• Information shown:
[START]

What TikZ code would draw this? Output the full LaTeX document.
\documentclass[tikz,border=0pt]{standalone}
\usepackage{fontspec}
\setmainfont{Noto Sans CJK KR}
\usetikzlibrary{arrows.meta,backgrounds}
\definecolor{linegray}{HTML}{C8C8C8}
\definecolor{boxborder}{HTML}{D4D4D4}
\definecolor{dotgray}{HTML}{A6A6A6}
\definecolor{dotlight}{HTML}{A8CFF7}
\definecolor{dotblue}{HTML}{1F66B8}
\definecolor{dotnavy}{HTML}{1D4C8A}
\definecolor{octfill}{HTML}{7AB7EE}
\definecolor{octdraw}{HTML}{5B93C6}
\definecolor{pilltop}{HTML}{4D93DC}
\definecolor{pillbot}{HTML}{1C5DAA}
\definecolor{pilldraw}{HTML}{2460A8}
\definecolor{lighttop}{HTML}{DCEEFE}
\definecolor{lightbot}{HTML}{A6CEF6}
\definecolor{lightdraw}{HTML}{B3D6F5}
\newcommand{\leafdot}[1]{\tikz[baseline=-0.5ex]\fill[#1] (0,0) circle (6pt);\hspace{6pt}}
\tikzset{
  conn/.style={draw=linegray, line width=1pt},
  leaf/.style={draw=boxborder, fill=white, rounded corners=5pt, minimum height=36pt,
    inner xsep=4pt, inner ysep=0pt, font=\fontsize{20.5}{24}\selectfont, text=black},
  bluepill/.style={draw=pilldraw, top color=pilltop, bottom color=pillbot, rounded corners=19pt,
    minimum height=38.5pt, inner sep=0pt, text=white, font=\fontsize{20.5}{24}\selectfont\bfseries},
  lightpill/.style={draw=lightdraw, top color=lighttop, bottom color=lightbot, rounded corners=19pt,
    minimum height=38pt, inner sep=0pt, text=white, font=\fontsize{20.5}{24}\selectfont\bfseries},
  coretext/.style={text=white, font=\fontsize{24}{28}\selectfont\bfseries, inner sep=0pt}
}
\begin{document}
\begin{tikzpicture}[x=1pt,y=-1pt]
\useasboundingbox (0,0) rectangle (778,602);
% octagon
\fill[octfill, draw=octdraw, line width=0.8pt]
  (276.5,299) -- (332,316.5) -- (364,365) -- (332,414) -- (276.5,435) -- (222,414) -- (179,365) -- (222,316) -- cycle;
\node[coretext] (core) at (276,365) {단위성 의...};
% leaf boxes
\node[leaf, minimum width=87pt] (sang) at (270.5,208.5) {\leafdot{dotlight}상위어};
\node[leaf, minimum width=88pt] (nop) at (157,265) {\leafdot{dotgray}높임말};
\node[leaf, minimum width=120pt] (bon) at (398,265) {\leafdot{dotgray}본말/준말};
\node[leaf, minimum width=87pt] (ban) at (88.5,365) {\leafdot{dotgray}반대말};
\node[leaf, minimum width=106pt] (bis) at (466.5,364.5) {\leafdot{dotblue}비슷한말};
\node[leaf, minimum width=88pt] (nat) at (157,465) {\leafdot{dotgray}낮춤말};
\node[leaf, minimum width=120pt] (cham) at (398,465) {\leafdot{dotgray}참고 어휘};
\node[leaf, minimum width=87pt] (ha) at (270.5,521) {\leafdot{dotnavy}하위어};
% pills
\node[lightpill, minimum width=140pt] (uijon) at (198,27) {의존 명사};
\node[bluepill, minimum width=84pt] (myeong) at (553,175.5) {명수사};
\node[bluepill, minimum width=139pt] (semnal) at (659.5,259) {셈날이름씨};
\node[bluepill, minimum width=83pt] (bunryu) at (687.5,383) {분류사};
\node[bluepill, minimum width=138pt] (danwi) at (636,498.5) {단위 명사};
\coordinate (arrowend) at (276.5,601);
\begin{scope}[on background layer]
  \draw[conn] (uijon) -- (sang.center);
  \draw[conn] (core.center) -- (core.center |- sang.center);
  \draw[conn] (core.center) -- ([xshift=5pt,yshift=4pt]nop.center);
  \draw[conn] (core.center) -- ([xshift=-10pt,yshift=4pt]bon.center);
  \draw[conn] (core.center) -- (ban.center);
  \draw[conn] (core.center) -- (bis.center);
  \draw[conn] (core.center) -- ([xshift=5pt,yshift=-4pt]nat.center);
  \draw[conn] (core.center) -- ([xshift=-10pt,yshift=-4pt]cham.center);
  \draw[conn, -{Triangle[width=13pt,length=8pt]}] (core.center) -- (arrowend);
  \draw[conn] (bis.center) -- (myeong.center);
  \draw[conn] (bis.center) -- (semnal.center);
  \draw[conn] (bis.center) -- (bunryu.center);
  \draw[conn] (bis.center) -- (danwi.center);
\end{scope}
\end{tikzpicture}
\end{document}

[END]

Retype the listing. Match it exactly.

What TikZ code would draw this? Output the full LaTeX document.
\documentclass[tikz,border=0pt]{standalone}
\usepackage{fontspec}
\setmainfont{Noto Sans CJK KR}
\usetikzlibrary{arrows.meta,backgrounds}
\definecolor{linegray}{HTML}{C8C8C8}
\definecolor{boxborder}{HTML}{D4D4D4}
\definecolor{dotgray}{HTML}{A6A6A6}
\definecolor{dotlight}{HTML}{A8CFF7}
\definecolor{dotblue}{HTML}{1F66B8}
\definecolor{dotnavy}{HTML}{1D4C8A}
\definecolor{octfill}{HTML}{7AB7EE}
\definecolor{octdraw}{HTML}{5B93C6}
\definecolor{pilltop}{HTML}{4D93DC}
\definecolor{pillbot}{HTML}{1C5DAA}
\definecolor{pilldraw}{HTML}{2460A8}
\definecolor{lighttop}{HTML}{DCEEFE}
\definecolor{lightbot}{HTML}{A6CEF6}
\definecolor{lightdraw}{HTML}{B3D6F5}
\newcommand{\leafdot}[1]{\tikz[baseline=-0.5ex]\fill[#1] (0,0) circle (6pt);\hspace{6pt}}
\tikzset{
  conn/.style={draw=linegray, line width=1pt},
  leaf/.style={draw=boxborder, fill=white, rounded corners=5pt, minimum height=36pt,
    inner xsep=4pt, inner ysep=0pt, font=\fontsize{20.5}{24}\selectfont, text=black},
  bluepill/.style={draw=pilldraw, top color=pilltop, bottom color=pillbot, rounded corners=19pt,
    minimum height=38.5pt, inner sep=0pt, text=white, font=\fontsize{20.5}{24}\selectfont\bfseries},
  lightpill/.style={draw=lightdraw, top color=lighttop, bottom color=lightbot, rounded corners=19pt,
    minimum height=38pt, inner sep=0pt, text=white, font=\fontsize{20.5}{24}\selectfont\bfseries},
  coretext/.style={text=white, font=\fontsize{24}{28}\selectfont\bfseries, inner sep=0pt}
}
\begin{document}
\begin{tikzpicture}[x=1pt,y=-1pt]
\useasboundingbox (0,0) rectangle (778,602);
% octagon
\fill[octfill, draw=octdraw, line width=0.8pt]
  (276.5,299) -- (332,316.5) -- (364,365) -- (332,414) -- (276.5,435) -- (222,414) -- (179,365) -- (222,316) -- cycle;
\node[coretext] (core) at (276,365) {단위성 의...};
% leaf boxes
\node[leaf, minimum width=87pt] (sang) at (270.5,208.5) {\leafdot{dotlight}상위어};
\node[leaf, minimum width=88pt] (nop) at (157,265) {\leafdot{dotgray}높임말};
\node[leaf, minimum width=120pt] (bon) at (398,265) {\leafdot{dotgray}본말/준말};
\node[leaf, minimum width=87pt] (ban) at (88.5,365) {\leafdot{dotgray}반대말};
\node[leaf, minimum width=106pt] (bis) at (466.5,364.5) {\leafdot{dotblue}비슷한말};
\node[leaf, minimum width=88pt] (nat) at (157,465) {\leafdot{dotgray}낮춤말};
\node[leaf, minimum width=120pt] (cham) at (398,465) {\leafdot{dotgray}참고 어휘};
\node[leaf, minimum width=87pt] (ha) at (270.5,521) {\leafdot{dotnavy}하위어};
% pills
\node[lightpill, minimum width=140pt] (uijon) at (198,27) {의존 명사};
\node[bluepill, minimum width=84pt] (myeong) at (553,175.5) {명수사};
\node[bluepill, minimum width=139pt] (semnal) at (659.5,259) {셈날이름씨};
\node[bluepill, minimum width=83pt] (bunryu) at (687.5,383) {분류사};
\node[bluepill, minimum width=138pt] (danwi) at (636,498.5) {단위 명사};
\coordinate (arrowend) at (276.5,601);
\begin{scope}[on background layer]
  \draw[conn] (uijon) -- (sang.center);
  \draw[conn] (core.center) -- (core.center |- sang.center);
  \draw[conn] (core.center) -- ([xshift=5pt,yshift=4pt]nop.center);
  \draw[conn] (core.center) -- ([xshift=-10pt,yshift=4pt]bon.center);
  \draw[conn] (core.center) -- (ban.center);
  \draw[conn] (core.center) -- (bis.center);
  \draw[conn] (core.center) -- ([xshift=5pt,yshift=-4pt]nat.center);
  \draw[conn] (core.center) -- ([xshift=-10pt,yshift=-4pt]cham.center);
  \draw[conn, -{Triangle[width=13pt,length=8pt]}] (core.center) -- (arrowend);
  \draw[conn] (bis.center) -- (myeong.center);
  \draw[conn] (bis.center) -- (semnal.center);
  \draw[conn] (bis.center) -- (bunryu.center);
  \draw[conn] (bis.center) -- (danwi.center);
\end{scope}
\end{tikzpicture}
\end{document}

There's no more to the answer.